Another occasion on Christmas day, she tripped on a step in the kitchen knocked over a pile of saucepans, managing to get one stuck on her head. A trip to A&E was needed to remove it, which included having stitches! Greta was more upset that she had to set to and cook the Christmas lunch when she got home!!


Her daughter, Jean, will not forget the time she realised that both her mother and father were asleep in the car. Greta was supposed to be driving! What made it worse Greta was towing a caravan!


Another occasion, when she was driving to Bluewater, she found herself at the Dartford Crossing. Unbelievably Greta persuaded the attendant to stop the traffic so she could turn around and go back to Bluewater.

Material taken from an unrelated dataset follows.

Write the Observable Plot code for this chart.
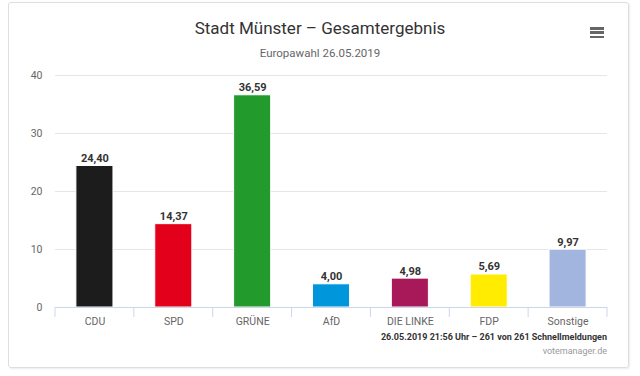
<!DOCTYPE html>
<html>
<head>
<meta charset="utf-8">
<script src="https://cdn.jsdelivr.net/npm/d3@7"></script>
<script src="https://cdn.jsdelivr.net/npm/@observablehq/plot@0.6"></script>
<style>
  html, body { margin: 0; padding: 0; background: #fff; width: 640px; height: 376px; overflow: hidden; font-family: Roboto, "Open Sans", sans-serif; }
  #card { position: absolute; left: 8px; top: 2px; width: 619px; height: 364px; border: 1px solid #dedede; border-radius: 3px; box-shadow: 1px 1px 2px rgba(0,0,0,0.08); }
  .center { position: absolute; left: 0; width: 640px; text-align: center; white-space: nowrap; }
  #title { top: 18px; font-size: 17px; color: #333; }
  #subtitle { top: 46px; font-size: 11.5px; color: #666; }
  #menu { position: absolute; left: 590px; top: 27px; width: 14px; }
  #menu div { height: 2.5px; background: #666; margin-bottom: 1.8px; }
  #chart { position: absolute; left: 0; top: 60px; }
  .credit { position: absolute; right: 33px; white-space: nowrap; text-align: right; }
  #credit1 { top: 332px; font-size: 9px; font-weight: bold; color: #333; }
  #credit2 { top: 346px; font-size: 9px; color: #999; }
</style>
</head>
<body>
<div id="card"></div>
<div id="title" class="center">Stadt Münster – Gesamtergebnis</div>
<div id="subtitle" class="center">Europawahl 26.05.2019</div>
<div id="menu"><div></div><div></div><div></div></div>
<div id="chart"></div>
<div id="credit1" class="credit">26.05.2019 21:56 Uhr – 261 von 261 Schnellmeldungen</div>
<div id="credit2" class="credit">votemanager.de</div>
<script>
const parties = ["CDU", "SPD", "GRÜNE", "AfD", "DIE LINKE", "FDP", "Sonstige"];
const shares = [24.40, 14.37, 36.59, 4.00, 4.98, 5.69, 9.97];
const partyColors = ["#1c1c1c", "#e2001a", "#229a2c", "#0096db", "#a8195a", "#ffec00", "#a2b5df"];
const yTicks = [0, 10, 20, 30, 40];

const data = parties.map((p, i) => ({party: p, value: shares[i], color: partyColors[i]}));
const fmt = v => d3.format(".2f")(v).replace(".", ",");

const chart = Plot.plot({
  width: 640,
  height: 280,
  marginTop: 15,
  marginBottom: 33,
  marginLeft: 55,
  marginRight: 33,
  style: {fontFamily: "Roboto, sans-serif", fontSize: "10px", color: "#666", background: "transparent"},
  x: {domain: parties, paddingInner: 0.53, paddingOuter: 0.265, round: false, label: null},
  y: {domain: [0, 40], label: null},
  marks: [
    Plot.gridY(yTicks.slice(1), {stroke: "#e6e6e6", strokeOpacity: 1}),
    Plot.barY(data, {x: "party", y: "value", fill: d => d.color, stroke: "#fff", strokeWidth: 1}),
    Plot.ruleY([0], {stroke: "#ccd6eb", strokeWidth: 1}),
    Plot.text(data, {x: "party", y: "value", text: d => fmt(d.value), lineAnchor: "bottom", dy: -4, fontWeight: "bold", fontSize: 11, fill: "#333"}),
    Plot.axisY(yTicks, {tickSize: 0, tickPadding: 13, fill: "#666", fontSize: 10.5}),
    Plot.axisX({tickSize: 0, tickPadding: 10, fill: "#666", fontSize: 10.5})
  ]
});
document.getElementById("chart").appendChild(chart);

// category separator ticks at band boundaries (Highcharts-style), derived from the x scale
const xs = chart.scale("x");
const ys = chart.scale("y");
const y0 = ys.apply(0);
const svg = d3.select(chart);
const bounds = parties.map(p => xs.apply(p) + xs.bandwidth / 2 - xs.step / 2);
bounds.push(xs.apply(parties[parties.length - 1]) + xs.bandwidth / 2 + xs.step / 2);
svg.append("g").selectAll("line").data(bounds).join("line")
  .attr("x1", d => d).attr("x2", d => d)
  .attr("y1", y0).attr("y2", y0 + 10)
  .attr("stroke", "#ccd6eb");
</script>
</body>
</html>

Only Greta had enough cheek to ask!


Greta was planning to wing walk on her 90th birthday, but could not get insurance, so her plans changed to going down a zipwire. She did not make it, but her family will do it instead!

We hope that she is entertaining and making people laugh in Heaven. They will certainly know she has arrived!


Posted on 27th September, 2021


Baby Neo was born to Zoe and John Fenlon, of Garden Cottage, Smiths Hall.

He was born on 8th July  2021, wighing 6lbs 3oz. Congratuations, another young villager.

Lets hope Lucas and Neo will be mates!



Posted on 27th September, 2021



Lucas Joseph Easterbrook Norman


Lucas was born on 6th August 2021 to Alex and William Norman, of Elmscroft Charlton Lane. He was born in Pembury Hospital, weighing in at 7lb 13 oz. 

Congratulations, its great to see new life in the village.



Posted on 17th June, 2021

Charlotte (Lottie) moved to West Farleigh in 1975 when husband Vernon (Vern) took up the, live in, post of Head Gardener at Smiths Hall. When Vern retired they moved to the pretty ragstone bungalow near the Green. They had a great interest in Country and Western music and also in their garden. After Vern passed away, in 2011, Lottie grew increasingly frail, until her death on 22nd February 2021. She will be sadly missed by her friends and family.